* **EXERCISE OBJECTIVE**
Find the word "this" in the data. Return every line where it appears.

* **DATA PROVIDED**
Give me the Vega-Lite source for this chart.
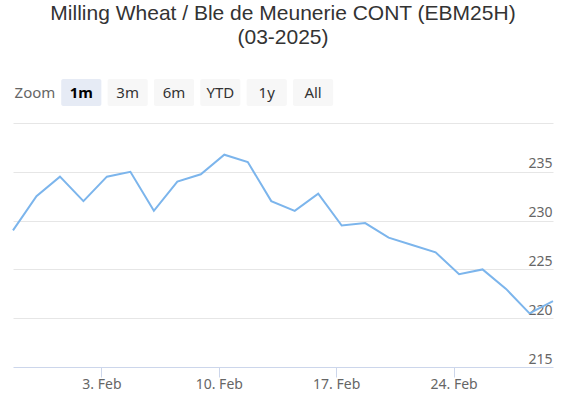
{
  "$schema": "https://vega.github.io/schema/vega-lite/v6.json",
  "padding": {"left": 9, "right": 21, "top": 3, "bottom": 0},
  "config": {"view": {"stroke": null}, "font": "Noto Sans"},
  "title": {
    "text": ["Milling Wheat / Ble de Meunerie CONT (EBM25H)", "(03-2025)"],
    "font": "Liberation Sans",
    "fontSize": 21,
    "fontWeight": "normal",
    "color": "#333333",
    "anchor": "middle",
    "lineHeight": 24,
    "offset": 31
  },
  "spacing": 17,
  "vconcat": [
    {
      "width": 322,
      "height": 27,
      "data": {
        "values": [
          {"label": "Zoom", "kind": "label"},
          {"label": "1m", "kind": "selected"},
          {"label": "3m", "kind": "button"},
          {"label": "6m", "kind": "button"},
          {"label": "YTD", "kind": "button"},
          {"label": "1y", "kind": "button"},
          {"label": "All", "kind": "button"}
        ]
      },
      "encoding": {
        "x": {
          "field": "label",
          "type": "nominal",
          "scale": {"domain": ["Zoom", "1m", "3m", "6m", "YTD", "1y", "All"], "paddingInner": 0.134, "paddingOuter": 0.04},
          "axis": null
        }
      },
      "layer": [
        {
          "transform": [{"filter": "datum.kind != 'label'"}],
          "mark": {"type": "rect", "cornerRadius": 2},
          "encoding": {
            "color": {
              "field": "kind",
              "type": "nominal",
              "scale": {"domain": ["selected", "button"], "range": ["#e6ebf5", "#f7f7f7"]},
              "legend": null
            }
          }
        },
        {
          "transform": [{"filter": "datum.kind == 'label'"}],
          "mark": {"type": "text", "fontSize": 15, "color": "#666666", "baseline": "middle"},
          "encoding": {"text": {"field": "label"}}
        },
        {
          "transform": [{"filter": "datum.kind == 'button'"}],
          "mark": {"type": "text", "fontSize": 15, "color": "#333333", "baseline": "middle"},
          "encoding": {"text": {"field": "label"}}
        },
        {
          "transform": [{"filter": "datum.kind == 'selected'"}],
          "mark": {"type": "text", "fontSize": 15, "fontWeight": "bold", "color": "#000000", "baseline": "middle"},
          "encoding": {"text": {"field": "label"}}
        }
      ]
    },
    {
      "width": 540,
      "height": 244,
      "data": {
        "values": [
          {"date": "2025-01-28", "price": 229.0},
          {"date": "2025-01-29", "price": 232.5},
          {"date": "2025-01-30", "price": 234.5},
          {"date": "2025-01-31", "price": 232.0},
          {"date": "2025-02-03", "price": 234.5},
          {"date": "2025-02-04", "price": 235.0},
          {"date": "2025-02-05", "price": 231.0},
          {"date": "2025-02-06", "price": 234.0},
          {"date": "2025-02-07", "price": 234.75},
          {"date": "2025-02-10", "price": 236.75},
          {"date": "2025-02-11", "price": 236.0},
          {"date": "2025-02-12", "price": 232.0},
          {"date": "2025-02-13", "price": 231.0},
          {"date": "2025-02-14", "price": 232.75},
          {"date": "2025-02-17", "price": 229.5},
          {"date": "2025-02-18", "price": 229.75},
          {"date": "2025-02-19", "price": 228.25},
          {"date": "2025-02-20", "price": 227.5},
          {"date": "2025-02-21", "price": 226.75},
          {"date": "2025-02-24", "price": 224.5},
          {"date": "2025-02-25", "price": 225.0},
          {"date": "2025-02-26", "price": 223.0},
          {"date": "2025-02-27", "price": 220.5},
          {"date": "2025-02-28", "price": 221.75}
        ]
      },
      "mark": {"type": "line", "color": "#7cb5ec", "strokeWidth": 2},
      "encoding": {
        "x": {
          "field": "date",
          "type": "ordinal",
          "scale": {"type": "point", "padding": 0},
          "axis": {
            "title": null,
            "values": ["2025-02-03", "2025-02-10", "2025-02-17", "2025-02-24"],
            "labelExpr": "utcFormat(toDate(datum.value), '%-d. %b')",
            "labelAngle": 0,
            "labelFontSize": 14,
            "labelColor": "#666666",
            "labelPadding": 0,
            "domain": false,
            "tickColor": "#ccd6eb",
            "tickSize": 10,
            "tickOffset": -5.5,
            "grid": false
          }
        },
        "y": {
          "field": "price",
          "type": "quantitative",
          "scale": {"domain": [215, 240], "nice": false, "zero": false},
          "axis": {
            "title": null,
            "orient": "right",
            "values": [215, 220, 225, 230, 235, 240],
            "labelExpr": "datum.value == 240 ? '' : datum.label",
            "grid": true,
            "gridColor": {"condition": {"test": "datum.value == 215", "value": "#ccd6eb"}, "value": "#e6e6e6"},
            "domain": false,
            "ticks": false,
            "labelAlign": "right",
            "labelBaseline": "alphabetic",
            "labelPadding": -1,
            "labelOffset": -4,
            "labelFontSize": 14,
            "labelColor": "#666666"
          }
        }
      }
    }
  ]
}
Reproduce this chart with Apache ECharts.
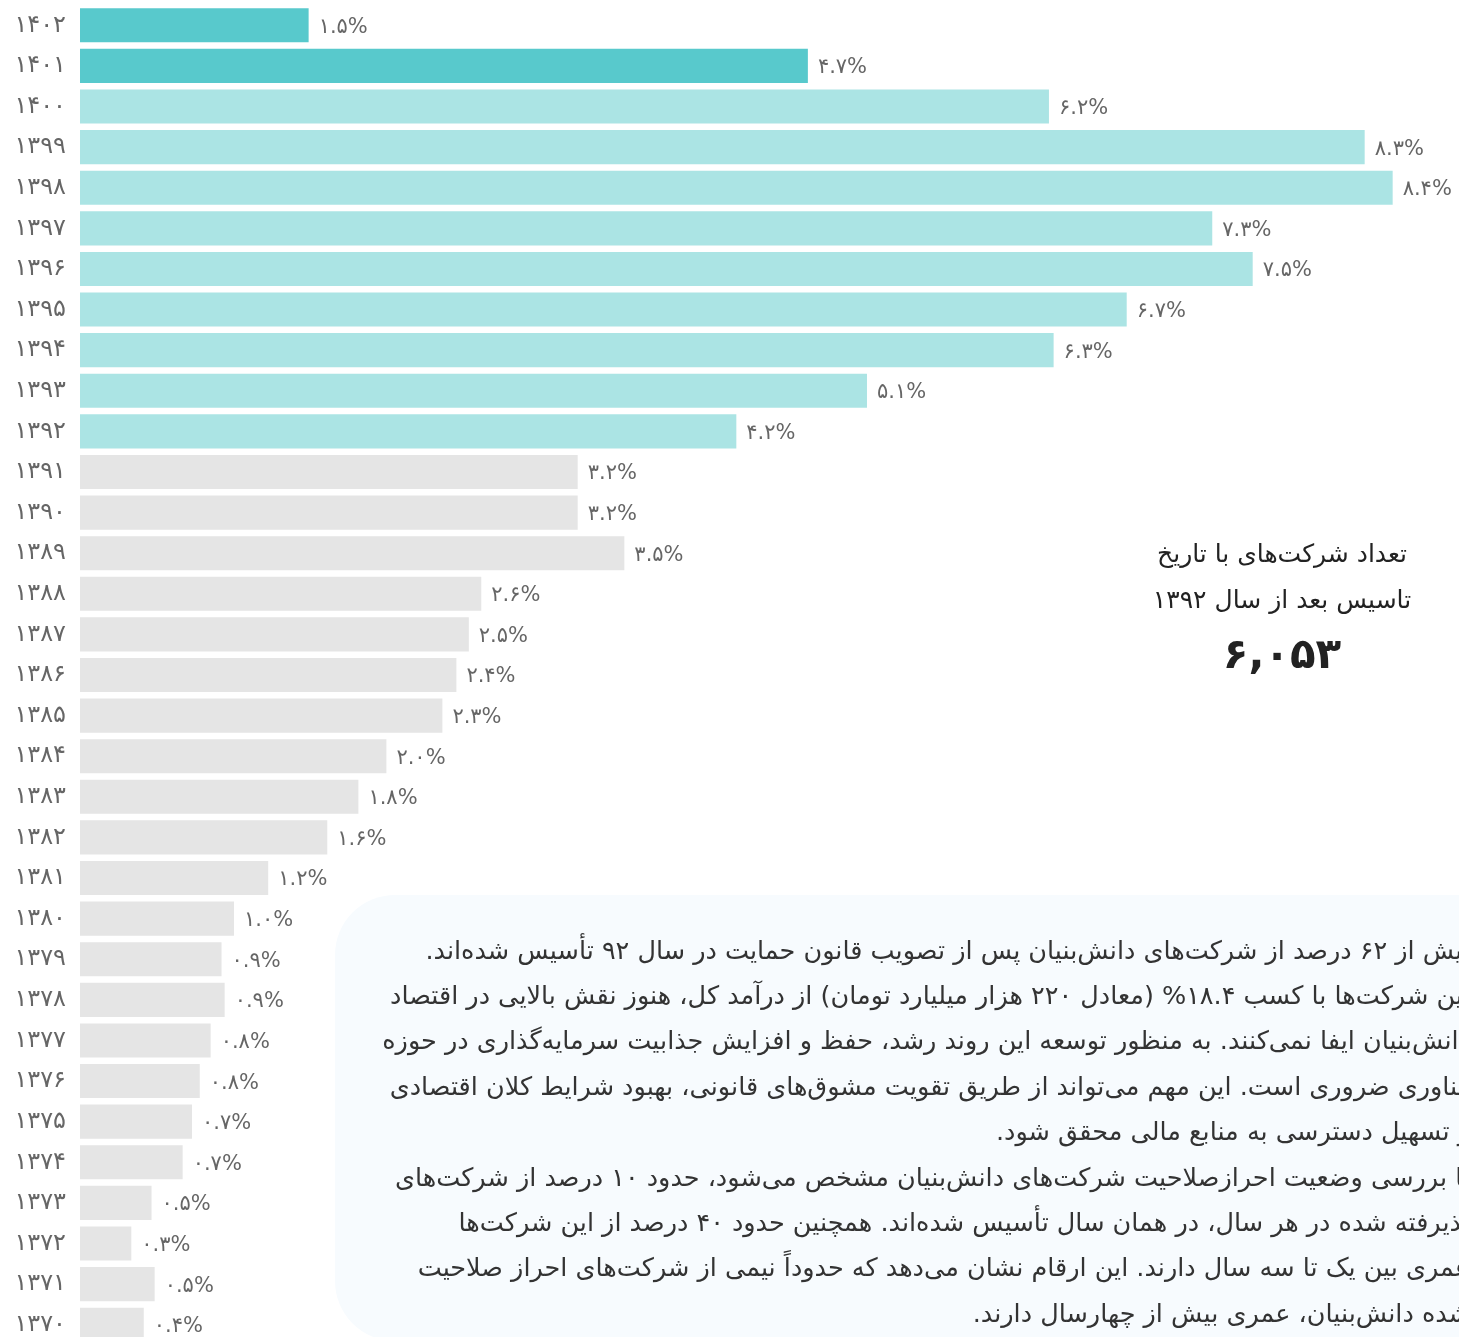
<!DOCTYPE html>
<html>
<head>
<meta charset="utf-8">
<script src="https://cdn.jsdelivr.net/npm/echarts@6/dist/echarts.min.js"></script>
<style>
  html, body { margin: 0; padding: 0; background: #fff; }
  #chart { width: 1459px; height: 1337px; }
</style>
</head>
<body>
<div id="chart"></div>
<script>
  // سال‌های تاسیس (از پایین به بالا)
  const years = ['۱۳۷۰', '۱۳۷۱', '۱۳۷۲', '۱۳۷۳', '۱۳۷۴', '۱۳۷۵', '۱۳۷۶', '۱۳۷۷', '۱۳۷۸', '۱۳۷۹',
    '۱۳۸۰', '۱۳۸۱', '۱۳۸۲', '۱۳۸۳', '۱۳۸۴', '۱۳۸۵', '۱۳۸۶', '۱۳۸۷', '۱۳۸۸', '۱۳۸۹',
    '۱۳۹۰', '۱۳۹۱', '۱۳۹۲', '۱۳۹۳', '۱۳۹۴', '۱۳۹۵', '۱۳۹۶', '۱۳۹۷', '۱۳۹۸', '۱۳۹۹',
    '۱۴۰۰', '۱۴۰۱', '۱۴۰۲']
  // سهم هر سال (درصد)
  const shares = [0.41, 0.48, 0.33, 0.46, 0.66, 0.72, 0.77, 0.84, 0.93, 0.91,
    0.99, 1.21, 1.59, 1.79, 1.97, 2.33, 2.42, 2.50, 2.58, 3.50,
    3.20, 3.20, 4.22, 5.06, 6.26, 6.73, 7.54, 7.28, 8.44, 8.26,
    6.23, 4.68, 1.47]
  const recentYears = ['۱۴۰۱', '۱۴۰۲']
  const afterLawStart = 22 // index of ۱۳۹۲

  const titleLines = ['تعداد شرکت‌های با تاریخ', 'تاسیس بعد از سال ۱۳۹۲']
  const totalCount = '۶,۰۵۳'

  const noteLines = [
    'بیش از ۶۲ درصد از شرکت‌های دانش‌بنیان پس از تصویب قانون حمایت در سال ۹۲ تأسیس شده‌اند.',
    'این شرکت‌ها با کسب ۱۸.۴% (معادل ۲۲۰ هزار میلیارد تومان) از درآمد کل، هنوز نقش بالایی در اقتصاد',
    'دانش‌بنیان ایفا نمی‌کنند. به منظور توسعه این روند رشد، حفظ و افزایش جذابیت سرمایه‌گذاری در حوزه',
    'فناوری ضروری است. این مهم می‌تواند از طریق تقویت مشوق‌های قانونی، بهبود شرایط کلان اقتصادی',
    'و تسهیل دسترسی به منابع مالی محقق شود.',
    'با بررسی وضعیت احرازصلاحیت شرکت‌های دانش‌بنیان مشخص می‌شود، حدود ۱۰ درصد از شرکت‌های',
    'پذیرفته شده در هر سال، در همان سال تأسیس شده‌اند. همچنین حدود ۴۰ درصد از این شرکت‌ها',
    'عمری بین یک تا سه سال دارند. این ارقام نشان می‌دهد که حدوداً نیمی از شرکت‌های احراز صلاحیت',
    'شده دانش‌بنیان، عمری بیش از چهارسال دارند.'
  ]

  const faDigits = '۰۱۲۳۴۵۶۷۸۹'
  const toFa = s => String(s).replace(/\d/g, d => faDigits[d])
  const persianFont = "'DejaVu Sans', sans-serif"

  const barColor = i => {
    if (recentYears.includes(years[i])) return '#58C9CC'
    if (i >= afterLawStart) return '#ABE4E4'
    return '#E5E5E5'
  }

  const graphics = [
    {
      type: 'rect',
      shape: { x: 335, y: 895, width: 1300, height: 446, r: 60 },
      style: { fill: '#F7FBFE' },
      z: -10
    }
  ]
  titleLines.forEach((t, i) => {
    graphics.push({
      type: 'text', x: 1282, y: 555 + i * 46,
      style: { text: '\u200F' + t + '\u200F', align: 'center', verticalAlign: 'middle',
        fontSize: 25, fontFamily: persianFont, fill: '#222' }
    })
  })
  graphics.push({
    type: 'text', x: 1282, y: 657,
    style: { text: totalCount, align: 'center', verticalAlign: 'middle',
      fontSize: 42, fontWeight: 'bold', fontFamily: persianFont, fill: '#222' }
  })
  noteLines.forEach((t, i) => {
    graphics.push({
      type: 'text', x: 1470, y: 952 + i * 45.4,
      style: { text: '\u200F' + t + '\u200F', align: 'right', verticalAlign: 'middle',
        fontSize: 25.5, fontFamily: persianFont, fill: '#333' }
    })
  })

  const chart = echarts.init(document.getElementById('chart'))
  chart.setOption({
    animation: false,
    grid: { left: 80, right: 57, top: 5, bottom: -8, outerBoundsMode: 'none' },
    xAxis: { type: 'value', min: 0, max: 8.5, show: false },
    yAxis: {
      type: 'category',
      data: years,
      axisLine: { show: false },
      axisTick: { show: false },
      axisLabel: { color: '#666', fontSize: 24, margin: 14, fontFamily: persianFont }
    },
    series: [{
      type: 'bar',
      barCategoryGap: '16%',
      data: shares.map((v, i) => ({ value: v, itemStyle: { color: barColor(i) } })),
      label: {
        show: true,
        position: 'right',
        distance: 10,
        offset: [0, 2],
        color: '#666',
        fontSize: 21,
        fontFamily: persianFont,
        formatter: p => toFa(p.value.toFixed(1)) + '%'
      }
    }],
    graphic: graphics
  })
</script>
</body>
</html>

* **THE COMPLETED TASK**
Give me the Vega-Lite source for this chart.
Reproduce this chart with Apache ECharts.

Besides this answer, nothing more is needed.